** Start AVAILABLE RECORDS **

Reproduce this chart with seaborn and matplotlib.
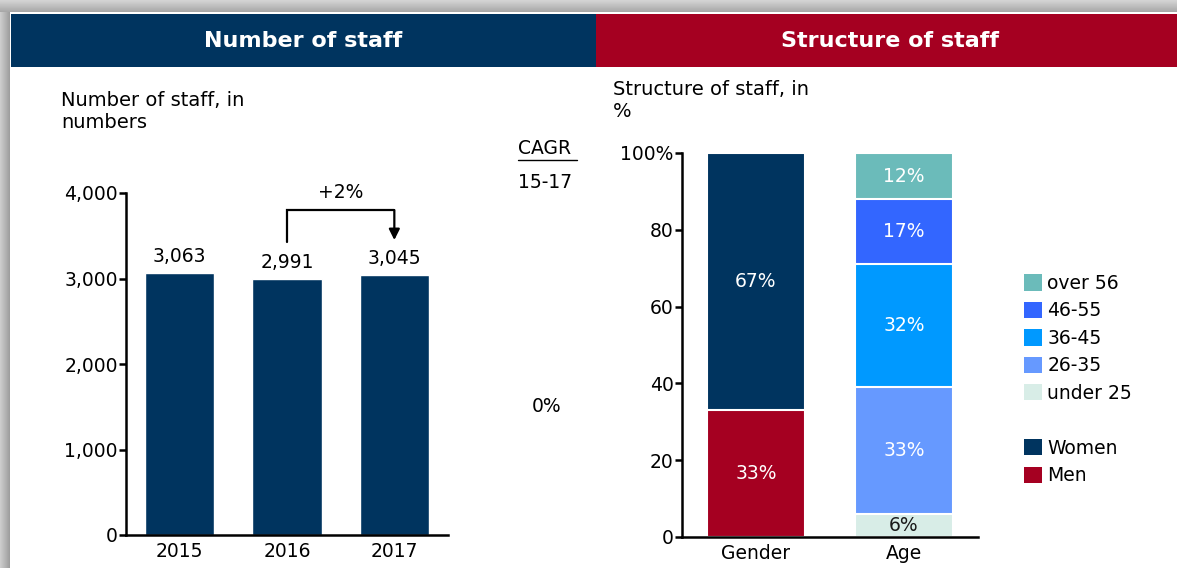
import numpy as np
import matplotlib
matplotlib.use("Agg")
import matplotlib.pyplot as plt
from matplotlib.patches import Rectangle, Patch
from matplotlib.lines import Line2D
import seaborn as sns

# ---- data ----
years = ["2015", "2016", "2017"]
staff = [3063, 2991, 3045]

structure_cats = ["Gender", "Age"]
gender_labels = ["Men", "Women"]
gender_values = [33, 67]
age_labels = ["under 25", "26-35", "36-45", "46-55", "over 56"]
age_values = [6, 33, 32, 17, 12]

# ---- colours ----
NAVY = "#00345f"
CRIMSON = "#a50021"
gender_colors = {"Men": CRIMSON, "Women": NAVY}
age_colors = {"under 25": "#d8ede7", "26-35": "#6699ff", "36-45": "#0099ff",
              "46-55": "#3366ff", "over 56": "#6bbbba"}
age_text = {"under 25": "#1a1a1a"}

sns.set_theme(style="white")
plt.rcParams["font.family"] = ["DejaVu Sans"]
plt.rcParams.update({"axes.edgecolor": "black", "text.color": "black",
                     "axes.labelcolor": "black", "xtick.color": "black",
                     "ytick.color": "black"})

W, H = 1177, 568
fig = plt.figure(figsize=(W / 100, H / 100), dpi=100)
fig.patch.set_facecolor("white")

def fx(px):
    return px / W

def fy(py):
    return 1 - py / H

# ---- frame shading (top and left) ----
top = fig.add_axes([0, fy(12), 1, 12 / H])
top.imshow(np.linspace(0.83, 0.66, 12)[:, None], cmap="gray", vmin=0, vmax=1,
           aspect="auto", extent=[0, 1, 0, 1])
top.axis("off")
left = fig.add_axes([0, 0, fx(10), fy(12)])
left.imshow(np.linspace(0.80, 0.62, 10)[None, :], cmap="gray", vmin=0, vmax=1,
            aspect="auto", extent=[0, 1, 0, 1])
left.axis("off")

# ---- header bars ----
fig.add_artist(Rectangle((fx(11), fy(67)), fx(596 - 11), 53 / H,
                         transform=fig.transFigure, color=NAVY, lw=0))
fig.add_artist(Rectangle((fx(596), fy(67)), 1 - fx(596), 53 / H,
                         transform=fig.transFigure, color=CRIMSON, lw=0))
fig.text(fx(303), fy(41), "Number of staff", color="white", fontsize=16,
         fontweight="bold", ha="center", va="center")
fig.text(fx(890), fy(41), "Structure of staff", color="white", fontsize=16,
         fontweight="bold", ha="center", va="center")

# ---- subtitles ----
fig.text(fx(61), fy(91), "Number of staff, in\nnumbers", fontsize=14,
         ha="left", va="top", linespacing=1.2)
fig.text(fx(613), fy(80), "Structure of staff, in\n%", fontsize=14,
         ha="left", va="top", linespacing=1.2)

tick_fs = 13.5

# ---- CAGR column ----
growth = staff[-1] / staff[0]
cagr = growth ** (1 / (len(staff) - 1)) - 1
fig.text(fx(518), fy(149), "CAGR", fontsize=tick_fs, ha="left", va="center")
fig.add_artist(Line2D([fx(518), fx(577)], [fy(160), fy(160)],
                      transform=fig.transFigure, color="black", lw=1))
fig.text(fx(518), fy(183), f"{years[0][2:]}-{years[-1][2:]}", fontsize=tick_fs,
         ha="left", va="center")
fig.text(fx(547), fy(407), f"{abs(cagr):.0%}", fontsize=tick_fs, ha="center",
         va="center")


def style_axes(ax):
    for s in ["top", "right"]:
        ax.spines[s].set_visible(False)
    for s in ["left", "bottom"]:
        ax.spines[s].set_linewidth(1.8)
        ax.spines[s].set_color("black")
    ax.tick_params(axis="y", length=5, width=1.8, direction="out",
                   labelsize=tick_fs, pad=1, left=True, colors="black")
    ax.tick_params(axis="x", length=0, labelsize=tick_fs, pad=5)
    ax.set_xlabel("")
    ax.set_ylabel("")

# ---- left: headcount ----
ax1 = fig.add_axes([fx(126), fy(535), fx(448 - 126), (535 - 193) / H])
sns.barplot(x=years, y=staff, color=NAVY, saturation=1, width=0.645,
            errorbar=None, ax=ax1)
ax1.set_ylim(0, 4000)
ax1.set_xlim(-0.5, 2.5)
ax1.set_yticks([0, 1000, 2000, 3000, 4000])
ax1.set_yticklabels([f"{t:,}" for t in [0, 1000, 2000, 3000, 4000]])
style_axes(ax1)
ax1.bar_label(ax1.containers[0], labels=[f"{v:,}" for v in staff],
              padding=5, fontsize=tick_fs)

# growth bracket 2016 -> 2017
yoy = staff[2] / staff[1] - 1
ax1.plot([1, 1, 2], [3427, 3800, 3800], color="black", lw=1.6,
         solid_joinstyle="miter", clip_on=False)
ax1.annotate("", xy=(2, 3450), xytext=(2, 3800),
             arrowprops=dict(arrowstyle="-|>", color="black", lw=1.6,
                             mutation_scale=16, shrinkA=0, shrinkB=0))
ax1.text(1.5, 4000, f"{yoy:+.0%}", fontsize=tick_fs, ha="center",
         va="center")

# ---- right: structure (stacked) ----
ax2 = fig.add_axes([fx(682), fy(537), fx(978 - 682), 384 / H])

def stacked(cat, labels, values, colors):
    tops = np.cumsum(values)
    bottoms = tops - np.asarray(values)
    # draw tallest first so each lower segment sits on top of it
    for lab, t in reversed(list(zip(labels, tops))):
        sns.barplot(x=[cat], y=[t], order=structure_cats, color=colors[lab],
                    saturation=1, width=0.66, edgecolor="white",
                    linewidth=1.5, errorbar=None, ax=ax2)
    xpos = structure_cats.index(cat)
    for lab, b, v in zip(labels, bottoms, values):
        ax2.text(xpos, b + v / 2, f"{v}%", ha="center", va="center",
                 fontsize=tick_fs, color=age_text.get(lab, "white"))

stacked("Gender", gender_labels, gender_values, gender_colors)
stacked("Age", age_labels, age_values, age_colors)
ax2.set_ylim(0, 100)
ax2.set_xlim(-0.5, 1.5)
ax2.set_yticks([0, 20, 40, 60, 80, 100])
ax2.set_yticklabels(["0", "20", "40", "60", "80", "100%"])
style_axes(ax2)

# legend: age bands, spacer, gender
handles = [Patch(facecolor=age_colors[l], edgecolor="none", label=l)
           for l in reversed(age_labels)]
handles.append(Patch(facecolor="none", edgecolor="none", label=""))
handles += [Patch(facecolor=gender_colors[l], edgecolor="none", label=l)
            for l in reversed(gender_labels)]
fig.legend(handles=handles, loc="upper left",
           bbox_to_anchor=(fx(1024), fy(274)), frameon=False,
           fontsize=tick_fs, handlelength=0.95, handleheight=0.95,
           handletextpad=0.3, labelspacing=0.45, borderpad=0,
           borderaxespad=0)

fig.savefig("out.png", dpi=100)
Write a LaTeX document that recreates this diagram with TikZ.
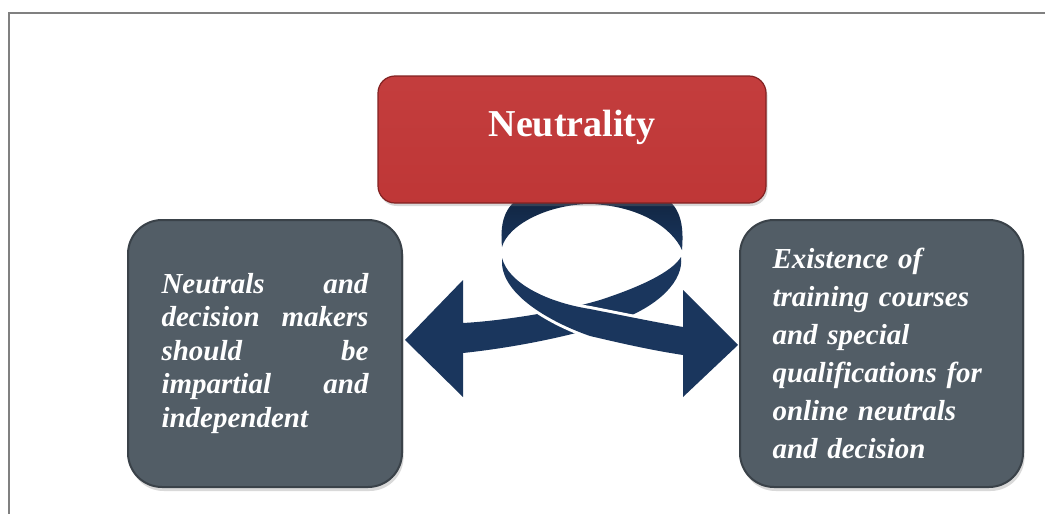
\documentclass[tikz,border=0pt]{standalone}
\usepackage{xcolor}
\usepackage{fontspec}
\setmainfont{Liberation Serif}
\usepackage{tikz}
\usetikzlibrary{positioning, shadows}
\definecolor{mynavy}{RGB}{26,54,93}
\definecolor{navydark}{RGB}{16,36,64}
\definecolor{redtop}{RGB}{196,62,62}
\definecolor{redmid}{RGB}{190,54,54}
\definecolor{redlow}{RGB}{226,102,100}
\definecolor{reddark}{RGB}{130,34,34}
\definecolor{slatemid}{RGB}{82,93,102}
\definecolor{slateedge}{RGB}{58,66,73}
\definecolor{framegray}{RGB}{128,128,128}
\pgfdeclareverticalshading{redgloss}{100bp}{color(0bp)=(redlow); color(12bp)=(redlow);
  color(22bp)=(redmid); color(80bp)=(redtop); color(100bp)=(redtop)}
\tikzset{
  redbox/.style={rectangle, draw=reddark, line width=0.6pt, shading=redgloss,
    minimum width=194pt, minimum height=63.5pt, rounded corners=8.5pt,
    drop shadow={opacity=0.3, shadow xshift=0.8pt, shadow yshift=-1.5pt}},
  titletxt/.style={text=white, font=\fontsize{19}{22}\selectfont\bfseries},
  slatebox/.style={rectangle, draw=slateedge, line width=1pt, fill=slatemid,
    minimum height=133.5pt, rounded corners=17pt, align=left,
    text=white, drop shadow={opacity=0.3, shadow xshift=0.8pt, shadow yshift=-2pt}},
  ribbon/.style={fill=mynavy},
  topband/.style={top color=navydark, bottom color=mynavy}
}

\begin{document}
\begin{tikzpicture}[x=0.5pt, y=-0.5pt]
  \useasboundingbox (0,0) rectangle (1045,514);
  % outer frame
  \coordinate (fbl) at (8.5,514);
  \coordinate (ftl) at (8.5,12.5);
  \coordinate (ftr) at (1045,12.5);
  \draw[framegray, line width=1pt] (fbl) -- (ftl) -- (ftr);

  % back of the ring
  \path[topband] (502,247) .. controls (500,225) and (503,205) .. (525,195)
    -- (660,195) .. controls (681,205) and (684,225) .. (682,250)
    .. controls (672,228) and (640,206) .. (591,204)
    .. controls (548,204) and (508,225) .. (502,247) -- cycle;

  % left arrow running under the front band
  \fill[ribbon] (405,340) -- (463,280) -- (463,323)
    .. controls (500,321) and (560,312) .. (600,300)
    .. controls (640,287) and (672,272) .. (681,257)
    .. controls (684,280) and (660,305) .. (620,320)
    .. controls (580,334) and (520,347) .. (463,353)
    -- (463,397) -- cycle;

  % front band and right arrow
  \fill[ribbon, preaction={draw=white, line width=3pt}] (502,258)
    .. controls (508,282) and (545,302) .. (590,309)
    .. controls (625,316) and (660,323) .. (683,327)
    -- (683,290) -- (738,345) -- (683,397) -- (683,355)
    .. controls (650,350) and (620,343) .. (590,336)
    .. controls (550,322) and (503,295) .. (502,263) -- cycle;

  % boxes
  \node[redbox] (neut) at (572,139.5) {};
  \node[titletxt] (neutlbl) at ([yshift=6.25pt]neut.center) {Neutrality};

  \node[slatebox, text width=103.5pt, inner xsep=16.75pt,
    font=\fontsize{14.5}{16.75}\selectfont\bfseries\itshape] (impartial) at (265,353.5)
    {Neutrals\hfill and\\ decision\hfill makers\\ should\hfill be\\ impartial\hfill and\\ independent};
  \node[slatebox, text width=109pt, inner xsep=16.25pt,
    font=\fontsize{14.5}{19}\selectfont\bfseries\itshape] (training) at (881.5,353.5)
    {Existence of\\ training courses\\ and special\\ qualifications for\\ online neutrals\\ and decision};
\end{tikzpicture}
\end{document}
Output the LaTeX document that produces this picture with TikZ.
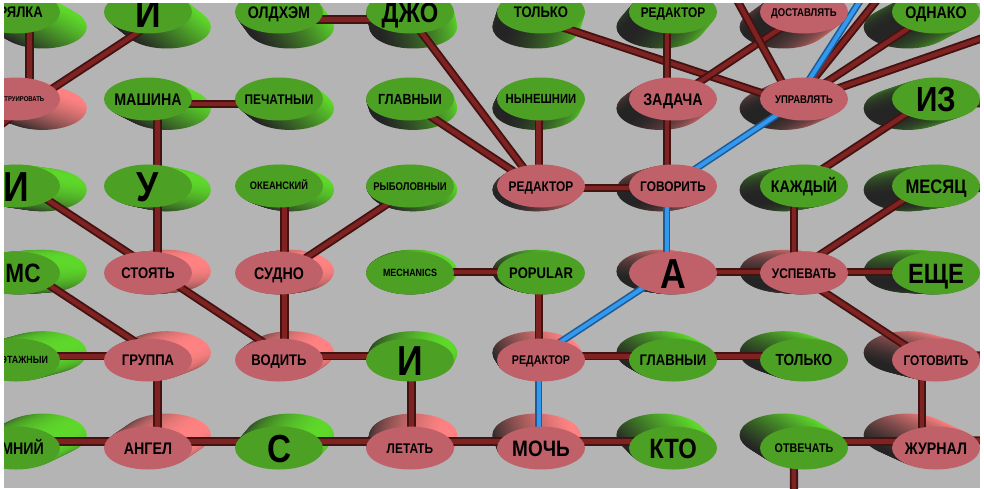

** End AVAILABLE RECORDS **

■ WHAT TO PRODUCE: Identify every line above with the string "that" in it. Copy those lines.

■ RESULT OF THIS TASK:
Write a LaTeX document that recreates this diagram with TikZ.
Output the LaTeX document that produces this picture with TikZ.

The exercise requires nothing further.